The phase 'open development' is used a few times but isn't really defined or connected to the broader open source ecosystem. What other communities are working in this way? How novel is 'open development' by their assessment? For example, other communities have adopted policies that encourage community contribution - most notable is the Node.js Foundation's contribution policies designed to promote 'Healthy Open Source' https://medium.com/the-node-js-collection/healthy-open-source-967fa8be7951 . How does the Astropy community efforts compare to this?

Starting to comment from the bottom: I have reviewed the Node.js article linked by the referee. Compared to that, astropy is actually significantly more restrictive. In Node.js anybody is given commit rights after their first non-trivial PR based on the observations that most PRs make the code better, most people know their limits and won't merge things they don't understand, and that in system (like astropy) where there are few committers per sub-package, the time those people have for reviews becomes a bottleneck. In git, if someone with commit rights messes up, there is always a way to recover, so the risk is low. That is a policy astropy might want to look into as well (@astropy/coordinators hint, hint ;-) )

Otherwise, I think our approach to development is fairly standard across the open source world. We are more open (in term of how many people can make decisions) than the Linux kernel and less than Node.js. I don't think that what we do is a novelty, in the open source world, but it is a novelty in the astronomy software world. Maybe it is enough to just spell that out?

Include software versions in Table 1

Even though Table 1 is claimed to be illustrative only, it's quantitative: numbers probably depend on some specific software versions, which should be quoted.

Add more discussion of inclusivity

Given the title of this paper, I expected to see more discussion by the authors about the inclusivity of their community. An uber-skeptical reader could make the assessment that the Astropy community has a code of conduct therefore believes it's inclusive. I suspect that the community is doing much more than this though... So, has any attempt been made by the authors to quantify the inclusivity of the Astropy community? There's a growing literature in the quantitative social sciences studying open source communities that the authors might want to look into: e.g. the work of Gousios http://www.gousios.gr/publications.html and Vasilescu https://cmustrudel.github.io/publications/ come to mind.
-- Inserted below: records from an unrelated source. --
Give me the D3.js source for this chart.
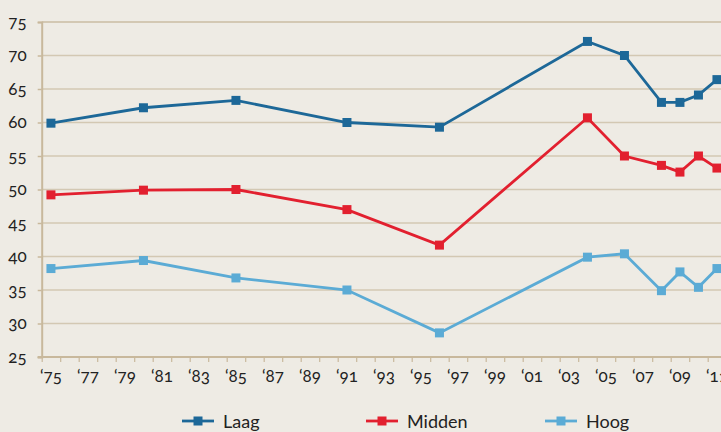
<!DOCTYPE html>
<html>
<head>
<meta charset="utf-8">
<script src="https://cdn.jsdelivr.net/npm/d3@7"></script>
<style>
    body { margin: 0; background: #eeebe4; }
    svg { display: block; font-family: Lato, "Open Sans", sans-serif; font-variant-numeric: oldstyle-nums; }
</style>
</head>
<body>
<div class="content"></div>
<script>
(function () {
    'use strict';
    var years = [1975, 1980, 1985, 1991, 1996, 2004, 2006, 2008, 2009, 2010, 2011],
        laag = [59.9, 62.2, 63.3, 60.0, 59.3, 72.1, 70.0, 63.0, 63.0, 64.1, 66.4],
        midden = [49.2, 49.9, 50.0, 47.0, 41.7, 60.7, 55.0, 53.6, 52.6, 55.0, 53.2],
        hoog = [38.2, 39.4, 36.8, 35.0, 28.6, 39.9, 40.4, 34.9, 37.7, 35.4, 38.2],
        seriesNames = ["Laag", "Midden", "Hoog"],
        yTicks = [25, 30, 35, 40, 45, 50, 55, 60, 65, 70, 75],
        firstYear = 1975, lastYear = 2011,
        opts = {
            width: 721,
            height: 432,
            left: 41.7,
            bandWidth: 18.5,
            top: 22,
            bottom: 357,
            colors: ["#1d6898", "#e2202f", "#5babd5"],
            grid: "#d3c8b3",
            axis: "#c8b89c",
            text: "#222"
        };

    var series = [laag, midden, hoog].map(function (vals, i) {
        return {
            name: seriesNames[i],
            color: opts.colors[i],
            points: years.map(function (y, j) { return {year: y, value: vals[j]}; })
        };
    });

    var svg = d3.select(".content").append("svg")
        .attr("width", opts.width)
        .attr("height", opts.height);

    svg.append("rect").attr("width", opts.width).attr("height", opts.height).attr("fill", "#eeebe4");

    var x = d3.scaleLinear()
        .domain([firstYear, lastYear + 1])
        .range([opts.left, opts.left + (lastYear + 1 - firstYear) * opts.bandWidth]);
    var y = d3.scaleLinear().domain([25, 75]).range([opts.bottom, opts.top]);

    // gridlines
    svg.append("g").selectAll("line")
        .data(yTicks.filter(function (d) { return d > 25; }))
        .enter().append("line")
        .attr("x1", opts.left).attr("x2", opts.width)
        .attr("y1", function (d) { return y(d); })
        .attr("y2", function (d) { return y(d); })
        .attr("stroke", opts.grid)
        .attr("stroke-width", function (d) { return d === 75 ? 2 : 1.5; });

    // y axis
    var yAxis = svg.append("g")
        .attr("transform", "translate(" + opts.left + ",0)")
        .call(d3.axisLeft(y).tickValues(yTicks).tickSize(4).tickPadding(11));
    yAxis.select(".domain").attr("stroke", opts.axis).attr("stroke-width", 2);
    yAxis.selectAll(".tick line").attr("stroke", opts.axis).attr("stroke-width", 1.5);
    yAxis.selectAll("text").attr("font-size", "17px").attr("fill", opts.text)
        .attr("font-family", "Lato, sans-serif");

    // x axis (ticks at year boundaries)
    var bounds = d3.range(firstYear, lastYear + 2);
    var xAxis = svg.append("g")
        .attr("transform", "translate(0," + opts.bottom + ")")
        .call(d3.axisBottom(x).tickValues(bounds).tickSize(5).tickFormat(""));
    xAxis.select(".domain").attr("stroke", opts.axis).attr("stroke-width", 2)
        .attr("d", "M" + (opts.left - 4) + ",0H" + opts.width);
    xAxis.selectAll(".tick line").attr("stroke", opts.axis).attr("stroke-width", 1.2);

    var labelYears = d3.range(firstYear, lastYear + 1, 2);
    svg.append("g").selectAll("text")
        .data(labelYears)
        .enter().append("text")
        .attr("x", function (d) { return x(d + 0.5); })
        .attr("y", 382)
        .attr("text-anchor", "middle")
        .attr("font-size", "17px")
        .attr("fill", opts.text)
        .text(function (d) { return "\u2018" + String(d).slice(2); });

    // lines + markers
    var line = d3.line()
        .x(function (d) { return x(d.year + 0.5); })
        .y(function (d) { return y(d.value); });

    var g = svg.selectAll("g.series").data(series).enter().append("g").attr("class", "series");
    g.append("path")
        .attr("d", function (d) { return line(d.points); })
        .attr("fill", "none")
        .attr("stroke", function (d) { return d.color; })
        .attr("stroke-width", 2.8);
    g.each(function (s) {
        d3.select(this).selectAll("rect")
            .data(s.points)
            .enter().append("rect")
            .attr("x", function (d) { return x(d.year + 0.5) - 4.5; })
            .attr("y", function (d) { return y(d.value) - 4.5; })
            .attr("width", 9).attr("height", 9)
            .attr("fill", s.color);
    });

    // legend
    var legendX = [182, 366, 545];
    var leg = svg.selectAll("g.legend").data(series).enter().append("g")
        .attr("class", "legend")
        .attr("transform", function (d, i) { return "translate(" + legendX[i] + ",421)"; });
    leg.append("line").attr("x1", 0).attr("x2", 32).attr("y1", 0).attr("y2", 0)
        .attr("stroke", function (d) { return d.color; }).attr("stroke-width", 2.8);
    leg.append("rect").attr("x", 11.5).attr("y", -4.5).attr("width", 9).attr("height", 9)
        .attr("fill", function (d) { return d.color; });
    leg.append("text").attr("x", 41).attr("y", 7)
        .attr("font-size", "18px").attr("fill", opts.text)
        .text(function (d) { return d.name; });
}());
</script>
</body>
</html>
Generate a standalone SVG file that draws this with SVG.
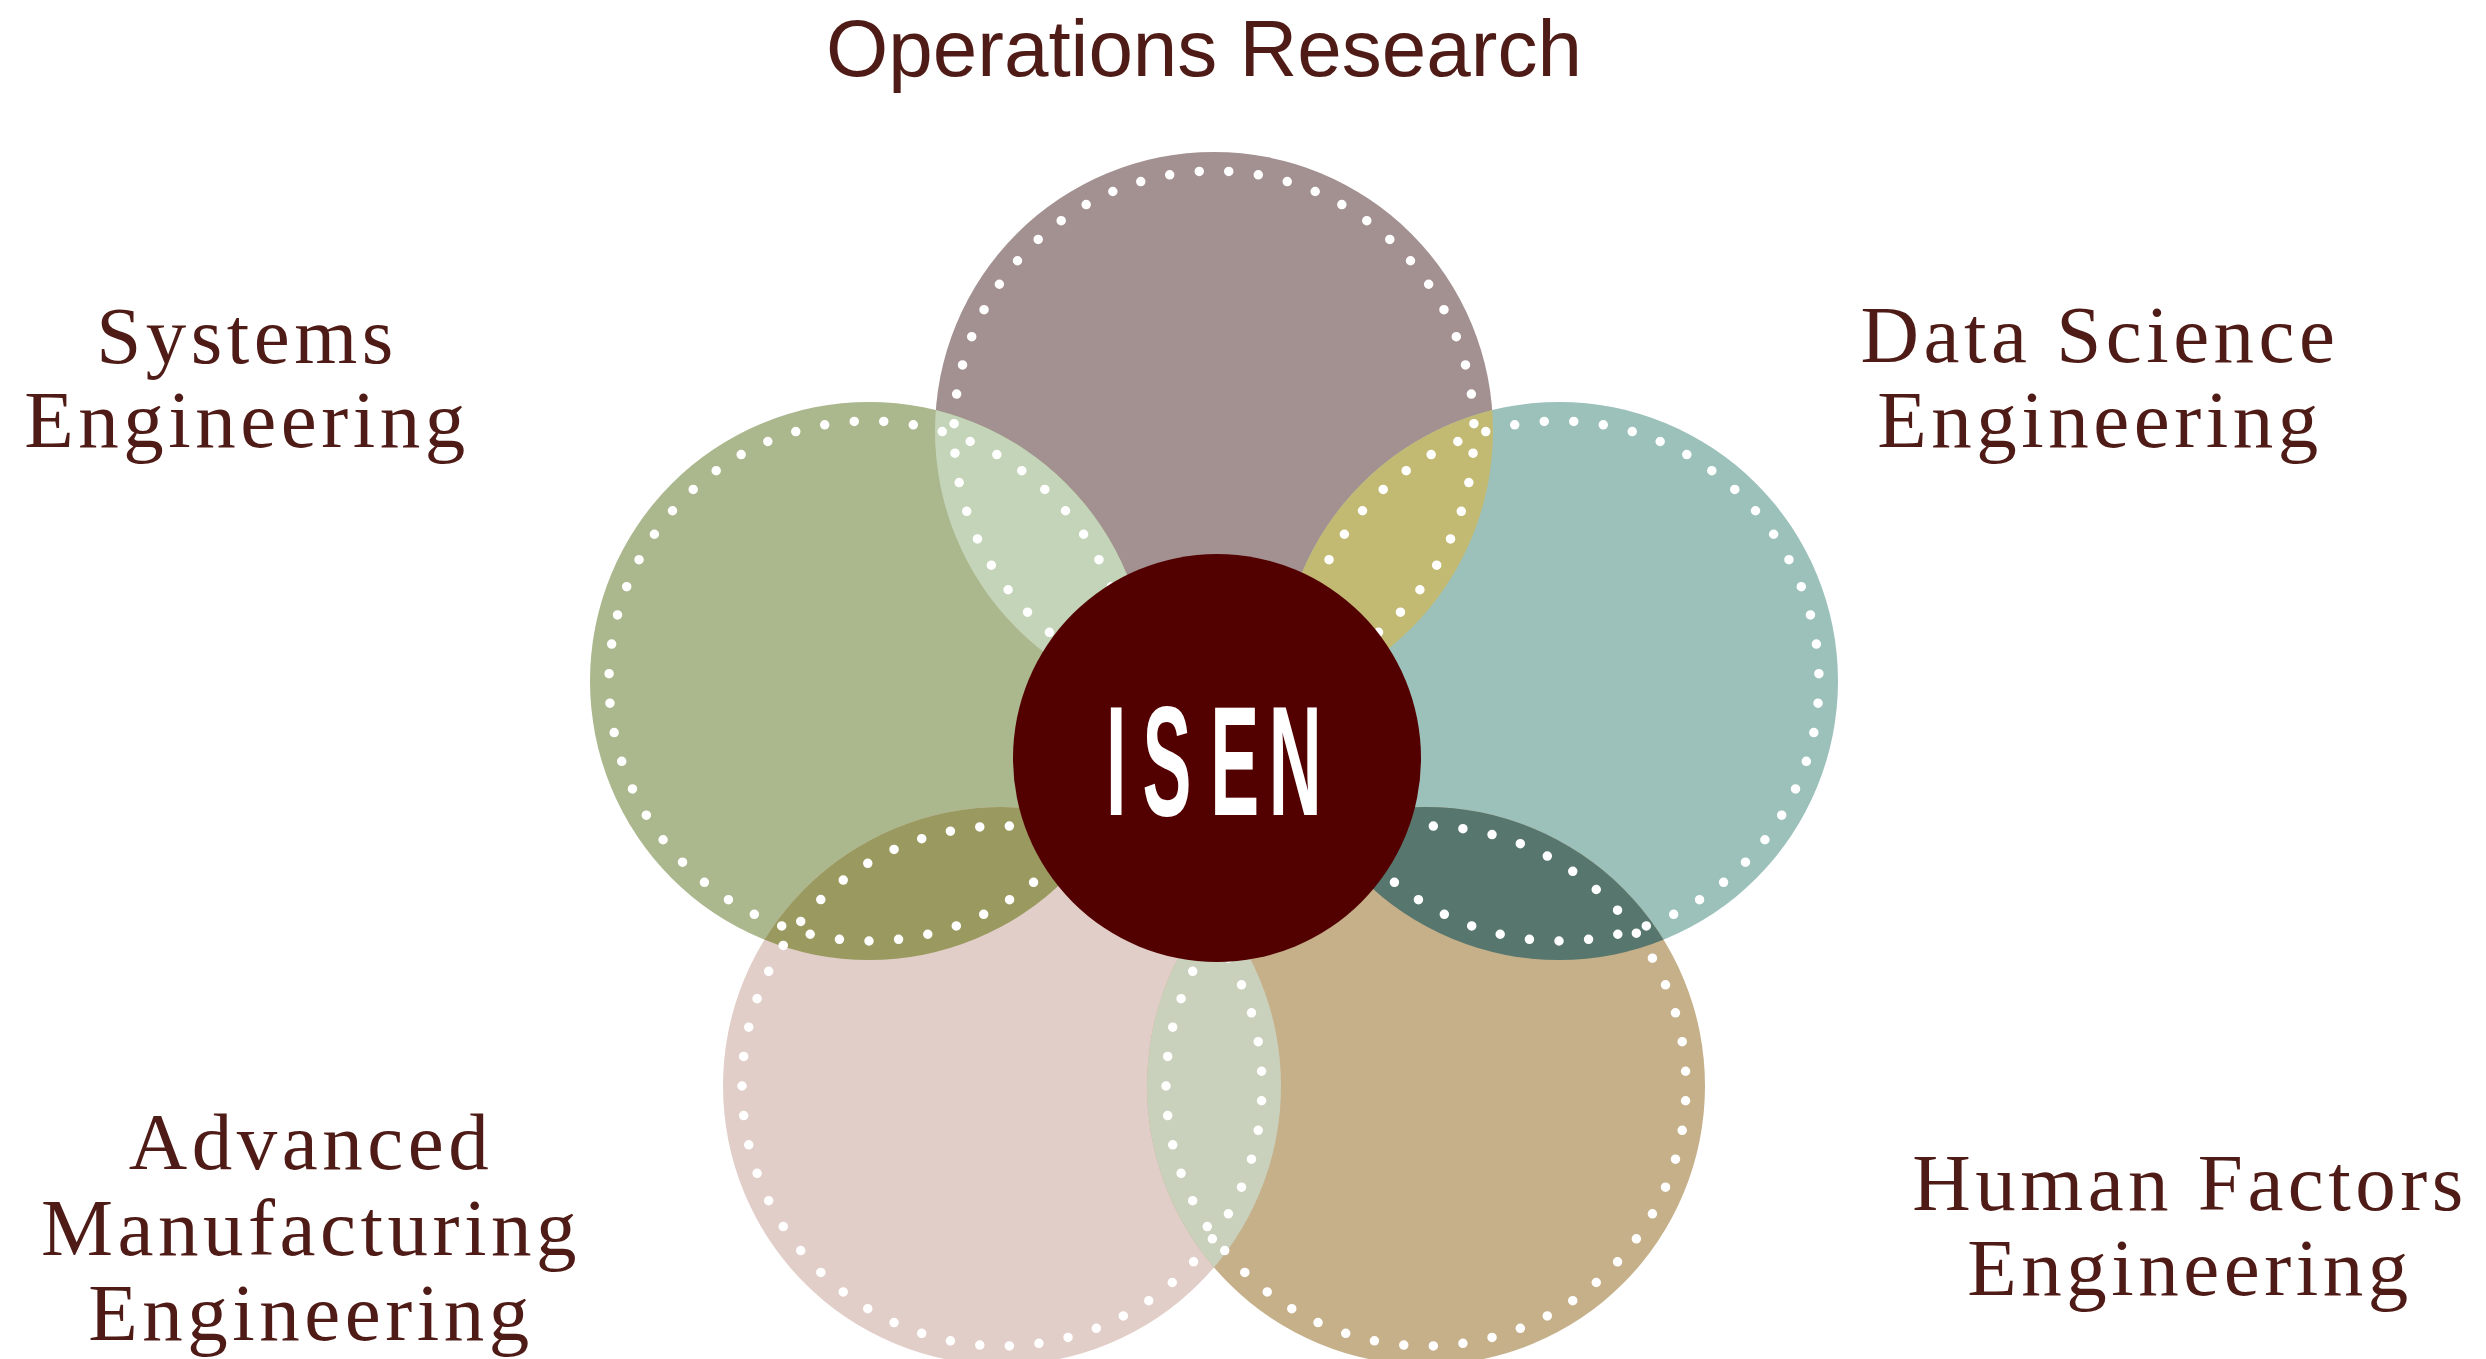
<svg xmlns="http://www.w3.org/2000/svg" width="2486" height="1359" viewBox="0 0 2486 1359">
  <style>
    .ring { fill: none; stroke: #ffffff; stroke-width: 9.5; stroke-linecap: round; stroke-dasharray: 0 1; }
    .label { font-family: "Liberation Serif", "Times New Roman", serif; font-size: 81px; fill: #4F1B16; letter-spacing: 4.5px; text-anchor: middle; }
    .title { font-family: "Liberation Sans", Arial, sans-serif; font-size: 80px; fill: #4F1B16; text-anchor: middle; }
    .isen { font-family: "Liberation Sans", Arial, sans-serif; font-weight: bold; font-size: 156px; fill: #ffffff; text-anchor: middle; }
  </style>
  <defs>
    <clipPath id="cTop"><circle cx="1214" cy="431" r="279"/></clipPath>
    <clipPath id="cLeft"><circle cx="869" cy="681" r="279"/></clipPath>
    <clipPath id="cRight"><circle cx="1559" cy="681" r="279"/></clipPath>
    <clipPath id="cBL"><circle cx="1002" cy="1086" r="279"/></clipPath>
    <clipPath id="cBR"><circle cx="1426" cy="1086" r="279"/></clipPath>
  </defs>
  <rect width="2486" height="1359" fill="#ffffff"/>

  <g id="circle-operations-research">
    <circle cx="1214" cy="431" r="279" fill="#A39091"/>
  </g>
  <g id="circle-systems-engineering">
    <circle cx="869" cy="681" r="279" fill="#ABB78D"/>
  </g>
  <g id="circle-data-science">
    <circle cx="1559" cy="681" r="279" fill="#9BC1BA"/>
  </g>
  <g id="circle-advanced-manufacturing">
    <circle cx="1002" cy="1086" r="279" fill="#E2CEC8"/>
  </g>
  <g id="circle-human-factors">
    <circle cx="1426" cy="1086" r="279" fill="#C5B089"/>
  </g>

  <g id="overlaps">
    <circle cx="1214" cy="431" r="279" fill="#C4D4B8" clip-path="url(#cLeft)"/>
    <circle cx="1214" cy="431" r="279" fill="#C2BA72" clip-path="url(#cRight)"/>
    <circle cx="869" cy="681" r="279" fill="#9A9A60" clip-path="url(#cBL)"/>
    <circle cx="1559" cy="681" r="279" fill="#56766E" clip-path="url(#cBR)"/>
    <circle cx="1002" cy="1086" r="279" fill="#C9D1BC" clip-path="url(#cBR)"/>
  </g>

  <g id="rings">
    <circle class="ring" cx="1214" cy="431" r="260" pathLength="55" stroke-dashoffset="0.25"/>
    <circle class="ring" cx="869" cy="681" r="260" pathLength="55" stroke-dashoffset="0.25"/>
    <circle class="ring" cx="1559" cy="681" r="260" pathLength="55" stroke-dashoffset="0.25"/>
    <circle class="ring" cx="1002" cy="1086" r="260" pathLength="55" stroke-dashoffset="0.5"/>
    <circle class="ring" cx="1426" cy="1086" r="260" pathLength="55" stroke-dashoffset="0.5"/>
  </g>

  <g id="center-isen">
    <circle cx="1217" cy="758" r="204" fill="#530000"/>
    <text class="isen" transform="translate(0,815) scale(0.47,1)"><tspan x="2375">I</tspan><tspan x="2483">S</tspan><tspan x="2627">E</tspan><tspan x="2756">N</tspan></text>
  </g>

  <g id="label-operations-research">
    <text class="title" x="1204" y="76">Operations Research</text>
  </g>
  <g id="label-systems-engineering">
    <text class="label" x="247" y="363">Systems</text>
    <text class="label" x="247" y="447">Engineering</text>
  </g>
  <g id="label-data-science">
    <text class="label" x="2100" y="362">Data Science</text>
    <text class="label" x="2100" y="447">Engineering</text>
  </g>
  <g id="label-advanced-manufacturing">
    <text class="label" x="311" y="1169">Advanced</text>
    <text class="label" x="311" y="1255">Manufacturing</text>
    <text class="label" x="311" y="1340">Engineering</text>
  </g>
  <g id="label-human-factors">
    <text class="label" x="2190" y="1210">Human Factors</text>
    <text class="label" x="2190" y="1295">Engineering</text>
  </g>
</svg>
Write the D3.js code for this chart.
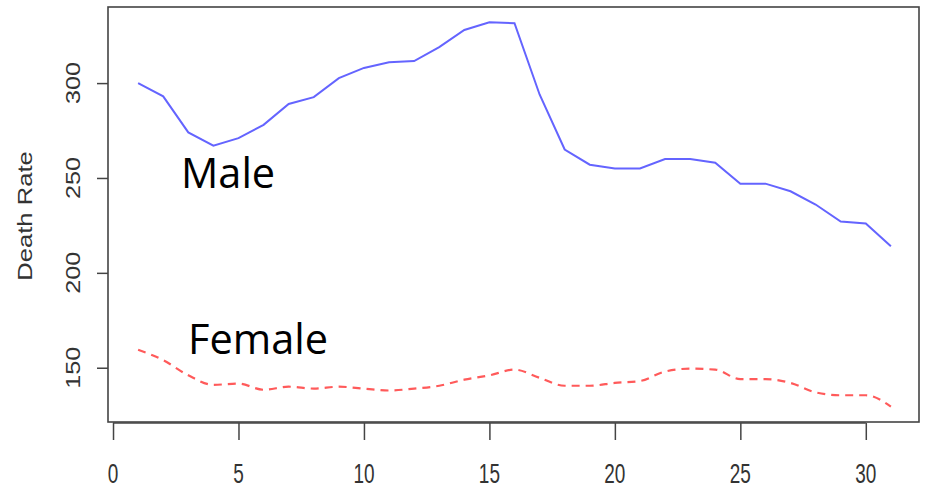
<!DOCTYPE html>
<html lang="en">
<head>
    <meta charset="UTF-8">
    <title>Death Rate</title>
    <script src="https://d3js.org/d3.v7.min.js"></script>
    <style>
        body { margin: 0; background: #fff; }
        .tick-label { font-family: "Liberation Sans", Arial, sans-serif; fill: #333; }
        .series-label { font-family: "Open Sans", sans-serif; font-size: 41.5px; fill: #000; }
    </style>
</head>
<body>
<svg width="926" height="489"></svg>

<script type="application/javascript">

    // datos
    const dias = d3.range(1, 32)
    const male = [300, 293, 274, 267, 271, 278, 289, 292.6, 302.6, 308, 311, 311.6, 319, 328, 332, 331.6,
        294, 265, 257, 255, 255, 260, 260, 258, 247, 247, 243, 236, 227, 226, 214]
    const female = [159.5, 154, 146, 141, 141.6, 138.4, 140, 139, 140, 139, 138, 139, 140.5, 143.7, 146, 149,
        144.7, 140.5, 140.5, 142, 143, 148, 149.5, 149, 144, 144, 142, 137, 135.5, 135.5, 129.5]
    const xTicks = [0, 5, 10, 15, 20, 25, 30]
    const yTicks = [150, 200, 250, 300]
    const seriesNames = ["Male", "Female"]

    const svg = d3.select("svg")

    const x = d3.scaleLinear().domain([-0.2, 32.2]).range([108, 921])
    const y = d3.scaleLinear().domain([121.4, 340.1]).range([422, 7])

    // caja
    svg.append("rect")
        .attr("x", x(-0.2))
        .attr("y", y(340.1))
        .attr("width", x(32.2) - x(-0.2) - 2)
        .attr("height", y(121.4) - y(340.1))
        .attr("fill", "none")
        .attr("stroke", "#444")
        .attr("stroke-width", 1.6)

    // eje x
    const gx = svg.append("g")
        .attr("transform", "translate(0," + (y(121.4) + 1) + ")")
        .call(d3.axisBottom(x).tickValues(xTicks).tickSize(17).tickFormat(""))
    gx.select(".domain").remove()
    gx.selectAll(".tick line").attr("stroke", "#444").attr("stroke-width", 1.5)
    gx.append("line")
        .attr("x1", x(0)).attr("x2", x(30))
        .attr("stroke", "#444").attr("stroke-width", 1.5)

    svg.selectAll(".xlab")
        .data(xTicks)
        .enter()
        .append("text")
        .attr("class", "tick-label")
        .attr("text-anchor", "middle")
        .attr("font-size", 19)
        .attr("transform", d => "translate(" + x(d) + ",483) scale(1,1.45)")
        .text(d => d)

    // eje y
    const gy = svg.append("g")
        .attr("transform", "translate(" + x(-0.2) + ",0)")
        .call(d3.axisLeft(y).tickValues(yTicks).tickSize(11).tickFormat(""))
    gy.select(".domain").remove()
    gy.selectAll(".tick line").attr("stroke", "#444").attr("stroke-width", 1.5)

    svg.selectAll(".ylab")
        .data(yTicks)
        .enter()
        .append("text")
        .attr("class", "tick-label")
        .attr("text-anchor", "middle")
        .attr("font-size", 21)
        .attr("transform", d => "translate(80," + y(d) + ") rotate(-90) scale(1.2,1)")
        .text(d => d)

    svg.append("text")
        .attr("class", "tick-label")
        .attr("text-anchor", "middle")
        .attr("font-size", 21)
        .attr("transform", "translate(32,216) rotate(-90) scale(1.22,1)")
        .text("Death Rate")

    // lineas
    const lineaMale = d3.line()
        .x((d, i) => x(dias[i]))
        .y(d => y(d))

    const lineaFemale = d3.line()
        .curve(d3.curveMonotoneX)
        .x((d, i) => x(dias[i]))
        .y(d => y(d))

    svg.append("path")
        .attr("d", lineaMale(male))
        .attr("fill", "none")
        .attr("stroke", "#6464ff")
        .attr("stroke-width", 2)

    svg.append("path")
        .attr("d", lineaFemale(female))
        .attr("fill", "none")
        .attr("stroke", "#ff5a5a")
        .attr("stroke-width", 2.2)
        .attr("stroke-dasharray", "8,6")

    // etiquetas
    svg.append("text")
        .attr("class", "series-label")
        .attr("x", 181)
        .attr("y", 188)
        .text(seriesNames[0])

    svg.append("text")
        .attr("class", "series-label")
        .attr("x", 188)
        .attr("y", 354)
        .text(seriesNames[1])

</script>
</body>
</html>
Some discussion or attempt to quantify the inclusivity is recommended.

I have two responses to this:

  • We can totally write more about our inclusive practices and give some numbers. This is 100% reasonable even though I'm not exactly sure where to get numbers from (mailing lists?, Python in Astronomy, FB group?) and which axes of inclusivity to focus on (gender, ethnicity, country of origin, current country, past IDL users, etc.). Let me know if the any of the primary authors would like me to help out with this.
  • Unless we have social scientists knocking on our door wanting to do this study, I am very opposed to us studying ourselves. This activity is a serious undertaking and one which should be done by a professional, not by Astronomers. Also, I think any effort to study the demographics/inclusivity, should be done across all NumFocus projects, and not just Astropy. It would be much more powerful to get cross-project comparisons to empower us to suss-out quantifiably supported "best practices".

WCSaxis figure

Issue to discuss whether to continue to include the WCSaxis figure or if the RGB figure is sufficient on its own.

Back up performance increase claim with asv results?

In Section 3, "Beyond what is mentioned below, most subpackages have seen increased performance since the release of the v0.2 package."

Is it possible to back up the claim above with a footnote that is perhaps an URL to appropriate asv results?